** START OF Data for this task **
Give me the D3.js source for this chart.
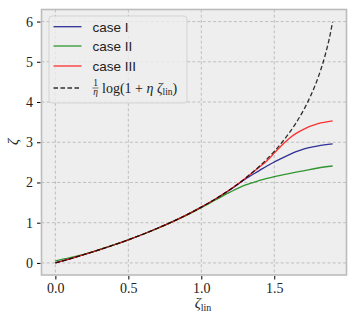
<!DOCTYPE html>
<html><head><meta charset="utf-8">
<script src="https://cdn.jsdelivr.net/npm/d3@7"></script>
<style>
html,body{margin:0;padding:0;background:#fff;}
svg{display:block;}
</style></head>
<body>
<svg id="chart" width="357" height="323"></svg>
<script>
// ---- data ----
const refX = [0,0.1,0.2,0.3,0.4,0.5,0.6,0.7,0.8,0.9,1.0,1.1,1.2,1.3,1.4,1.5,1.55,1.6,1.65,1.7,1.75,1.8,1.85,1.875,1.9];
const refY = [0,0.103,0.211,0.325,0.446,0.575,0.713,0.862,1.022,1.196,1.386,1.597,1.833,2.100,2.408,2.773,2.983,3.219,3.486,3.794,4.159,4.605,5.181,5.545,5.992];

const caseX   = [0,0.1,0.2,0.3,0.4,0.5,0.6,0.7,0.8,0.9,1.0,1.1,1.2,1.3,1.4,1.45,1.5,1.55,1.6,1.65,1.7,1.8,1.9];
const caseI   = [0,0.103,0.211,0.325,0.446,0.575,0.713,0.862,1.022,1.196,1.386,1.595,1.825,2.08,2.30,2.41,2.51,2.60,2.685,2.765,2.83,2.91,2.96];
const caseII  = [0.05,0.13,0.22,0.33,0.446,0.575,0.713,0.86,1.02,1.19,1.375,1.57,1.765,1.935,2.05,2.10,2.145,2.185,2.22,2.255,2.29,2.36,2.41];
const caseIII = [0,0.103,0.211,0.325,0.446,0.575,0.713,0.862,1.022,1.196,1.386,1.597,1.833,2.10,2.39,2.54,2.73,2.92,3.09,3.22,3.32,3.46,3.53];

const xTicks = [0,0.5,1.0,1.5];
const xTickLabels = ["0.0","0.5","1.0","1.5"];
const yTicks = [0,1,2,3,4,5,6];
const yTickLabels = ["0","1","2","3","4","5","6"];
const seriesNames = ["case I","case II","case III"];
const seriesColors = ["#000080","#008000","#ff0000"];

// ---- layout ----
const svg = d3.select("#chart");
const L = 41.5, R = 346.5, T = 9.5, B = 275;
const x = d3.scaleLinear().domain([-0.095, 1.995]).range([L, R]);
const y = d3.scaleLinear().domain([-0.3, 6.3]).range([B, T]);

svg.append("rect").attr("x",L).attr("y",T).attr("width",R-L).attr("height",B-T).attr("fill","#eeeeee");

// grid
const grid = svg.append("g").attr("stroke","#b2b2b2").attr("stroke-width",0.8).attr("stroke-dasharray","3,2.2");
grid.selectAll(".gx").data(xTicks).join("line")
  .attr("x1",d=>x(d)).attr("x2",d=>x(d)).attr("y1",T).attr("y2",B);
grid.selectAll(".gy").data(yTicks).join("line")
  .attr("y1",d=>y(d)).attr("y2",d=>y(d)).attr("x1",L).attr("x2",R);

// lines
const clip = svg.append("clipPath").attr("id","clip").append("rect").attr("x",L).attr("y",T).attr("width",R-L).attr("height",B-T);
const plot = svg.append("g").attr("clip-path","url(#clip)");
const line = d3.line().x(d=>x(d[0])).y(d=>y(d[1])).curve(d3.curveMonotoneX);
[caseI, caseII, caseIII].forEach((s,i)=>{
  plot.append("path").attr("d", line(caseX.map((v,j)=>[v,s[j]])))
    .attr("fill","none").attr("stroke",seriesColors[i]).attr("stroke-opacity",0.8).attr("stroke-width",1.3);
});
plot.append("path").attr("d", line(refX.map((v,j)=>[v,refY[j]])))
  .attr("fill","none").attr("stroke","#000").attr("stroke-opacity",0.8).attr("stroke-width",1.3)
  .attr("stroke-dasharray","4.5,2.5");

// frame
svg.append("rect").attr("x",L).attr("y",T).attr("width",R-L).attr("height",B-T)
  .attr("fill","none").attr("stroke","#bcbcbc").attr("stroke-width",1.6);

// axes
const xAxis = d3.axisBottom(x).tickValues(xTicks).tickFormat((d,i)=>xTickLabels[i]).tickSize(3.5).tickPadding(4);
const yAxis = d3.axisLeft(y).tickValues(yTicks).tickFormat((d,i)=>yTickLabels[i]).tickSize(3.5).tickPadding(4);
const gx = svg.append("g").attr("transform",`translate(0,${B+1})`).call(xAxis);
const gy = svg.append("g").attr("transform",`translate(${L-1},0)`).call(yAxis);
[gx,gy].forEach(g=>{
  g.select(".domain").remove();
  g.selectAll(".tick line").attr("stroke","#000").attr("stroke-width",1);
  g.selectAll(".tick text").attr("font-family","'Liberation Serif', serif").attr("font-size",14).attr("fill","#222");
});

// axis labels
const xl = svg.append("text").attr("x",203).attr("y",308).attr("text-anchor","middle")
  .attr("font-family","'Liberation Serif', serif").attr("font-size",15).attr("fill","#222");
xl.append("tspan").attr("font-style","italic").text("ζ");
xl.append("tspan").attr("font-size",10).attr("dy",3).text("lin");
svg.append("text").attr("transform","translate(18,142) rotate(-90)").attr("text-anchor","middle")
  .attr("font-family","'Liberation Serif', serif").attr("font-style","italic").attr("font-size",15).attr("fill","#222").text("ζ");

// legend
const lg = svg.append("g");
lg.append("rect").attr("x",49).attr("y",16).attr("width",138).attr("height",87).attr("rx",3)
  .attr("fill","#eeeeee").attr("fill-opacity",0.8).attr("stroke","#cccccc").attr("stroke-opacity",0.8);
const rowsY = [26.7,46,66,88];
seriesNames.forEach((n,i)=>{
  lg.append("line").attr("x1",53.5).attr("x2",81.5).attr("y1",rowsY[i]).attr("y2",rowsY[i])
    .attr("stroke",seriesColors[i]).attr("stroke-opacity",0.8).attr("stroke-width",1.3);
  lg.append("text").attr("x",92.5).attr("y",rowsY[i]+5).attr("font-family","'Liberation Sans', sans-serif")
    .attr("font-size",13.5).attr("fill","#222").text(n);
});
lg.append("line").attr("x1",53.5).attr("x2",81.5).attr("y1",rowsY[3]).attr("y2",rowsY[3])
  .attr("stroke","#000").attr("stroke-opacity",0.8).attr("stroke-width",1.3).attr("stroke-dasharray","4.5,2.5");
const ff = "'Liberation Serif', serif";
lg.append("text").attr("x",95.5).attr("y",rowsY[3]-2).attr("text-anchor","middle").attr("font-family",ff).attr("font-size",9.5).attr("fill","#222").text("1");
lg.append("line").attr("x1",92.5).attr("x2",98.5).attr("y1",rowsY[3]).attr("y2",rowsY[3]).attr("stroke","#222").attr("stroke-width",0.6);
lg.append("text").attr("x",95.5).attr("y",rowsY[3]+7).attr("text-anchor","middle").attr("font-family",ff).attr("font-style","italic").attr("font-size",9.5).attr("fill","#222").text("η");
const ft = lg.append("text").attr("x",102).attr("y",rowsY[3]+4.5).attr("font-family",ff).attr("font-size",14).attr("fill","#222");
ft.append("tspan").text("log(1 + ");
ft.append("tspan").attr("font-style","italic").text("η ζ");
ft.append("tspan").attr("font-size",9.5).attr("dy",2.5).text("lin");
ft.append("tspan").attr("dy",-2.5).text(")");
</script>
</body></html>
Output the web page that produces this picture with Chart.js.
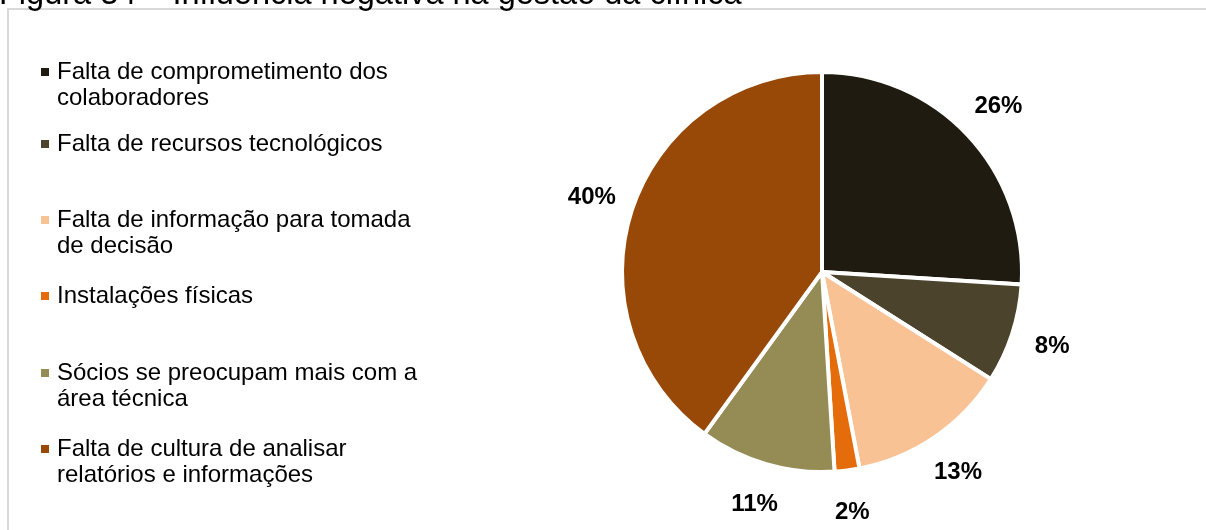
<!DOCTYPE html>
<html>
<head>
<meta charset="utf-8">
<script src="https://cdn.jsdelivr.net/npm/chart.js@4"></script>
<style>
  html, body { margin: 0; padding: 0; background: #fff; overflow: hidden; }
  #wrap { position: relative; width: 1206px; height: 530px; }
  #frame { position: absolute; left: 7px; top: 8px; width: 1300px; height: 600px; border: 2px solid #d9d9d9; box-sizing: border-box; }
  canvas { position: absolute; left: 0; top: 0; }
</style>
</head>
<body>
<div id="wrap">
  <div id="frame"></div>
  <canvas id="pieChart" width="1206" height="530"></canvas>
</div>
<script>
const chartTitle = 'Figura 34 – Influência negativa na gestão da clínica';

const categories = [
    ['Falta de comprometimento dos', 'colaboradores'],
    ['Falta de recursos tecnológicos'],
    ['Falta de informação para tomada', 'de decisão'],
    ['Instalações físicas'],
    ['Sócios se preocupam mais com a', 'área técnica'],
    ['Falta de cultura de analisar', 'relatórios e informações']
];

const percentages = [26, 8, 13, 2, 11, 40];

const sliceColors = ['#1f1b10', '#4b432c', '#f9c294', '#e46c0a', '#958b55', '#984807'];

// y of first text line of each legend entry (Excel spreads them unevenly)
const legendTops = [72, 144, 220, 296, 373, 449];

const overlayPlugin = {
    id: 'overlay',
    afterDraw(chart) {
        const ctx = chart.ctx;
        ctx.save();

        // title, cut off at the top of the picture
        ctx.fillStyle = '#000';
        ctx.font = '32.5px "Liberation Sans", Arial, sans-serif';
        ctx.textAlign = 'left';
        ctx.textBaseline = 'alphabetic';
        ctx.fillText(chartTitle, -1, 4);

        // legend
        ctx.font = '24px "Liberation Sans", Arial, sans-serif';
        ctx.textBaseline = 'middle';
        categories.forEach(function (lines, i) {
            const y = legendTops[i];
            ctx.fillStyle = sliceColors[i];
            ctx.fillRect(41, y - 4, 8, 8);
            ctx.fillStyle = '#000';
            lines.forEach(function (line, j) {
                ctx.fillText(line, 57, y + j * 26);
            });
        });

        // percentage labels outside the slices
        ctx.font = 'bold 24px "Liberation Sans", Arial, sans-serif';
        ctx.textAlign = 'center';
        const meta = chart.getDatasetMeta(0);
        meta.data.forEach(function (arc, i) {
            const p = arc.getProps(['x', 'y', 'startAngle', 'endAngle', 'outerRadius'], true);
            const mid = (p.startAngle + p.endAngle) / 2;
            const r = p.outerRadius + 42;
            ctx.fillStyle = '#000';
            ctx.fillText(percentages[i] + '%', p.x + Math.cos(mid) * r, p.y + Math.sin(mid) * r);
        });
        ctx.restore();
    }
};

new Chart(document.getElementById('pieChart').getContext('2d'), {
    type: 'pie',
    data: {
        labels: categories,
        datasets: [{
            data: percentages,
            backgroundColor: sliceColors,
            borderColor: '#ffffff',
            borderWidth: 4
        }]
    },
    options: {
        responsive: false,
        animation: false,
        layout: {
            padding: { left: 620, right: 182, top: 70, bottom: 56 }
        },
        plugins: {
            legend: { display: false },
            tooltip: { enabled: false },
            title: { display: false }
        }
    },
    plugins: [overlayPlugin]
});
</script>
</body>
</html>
** END OF Data for this task **
> Required work
Within the listing above, extract exactly the lines that run from the one containing "Output the web" through the one containing "const chartTitle = 'Figura", excluding any pictures.

> Result of this task
Output the web page that produces this picture with Chart.js.
<!DOCTYPE html>
<html>
<head>
<meta charset="utf-8">
<script src="https://cdn.jsdelivr.net/npm/chart.js@4"></script>
<style>
  html, body { margin: 0; padding: 0; background: #fff; overflow: hidden; }
  #wrap { position: relative; width: 1206px; height: 530px; }
  #frame { position: absolute; left: 7px; top: 8px; width: 1300px; height: 600px; border: 2px solid #d9d9d9; box-sizing: border-box; }
  canvas { position: absolute; left: 0; top: 0; }
</style>
</head>
<body>
<div id="wrap">
  <div id="frame"></div>
  <canvas id="pieChart" width="1206" height="530"></canvas>
</div>
<script>
const chartTitle = 'Figura 34 – Influência negativa na gestão da clínica';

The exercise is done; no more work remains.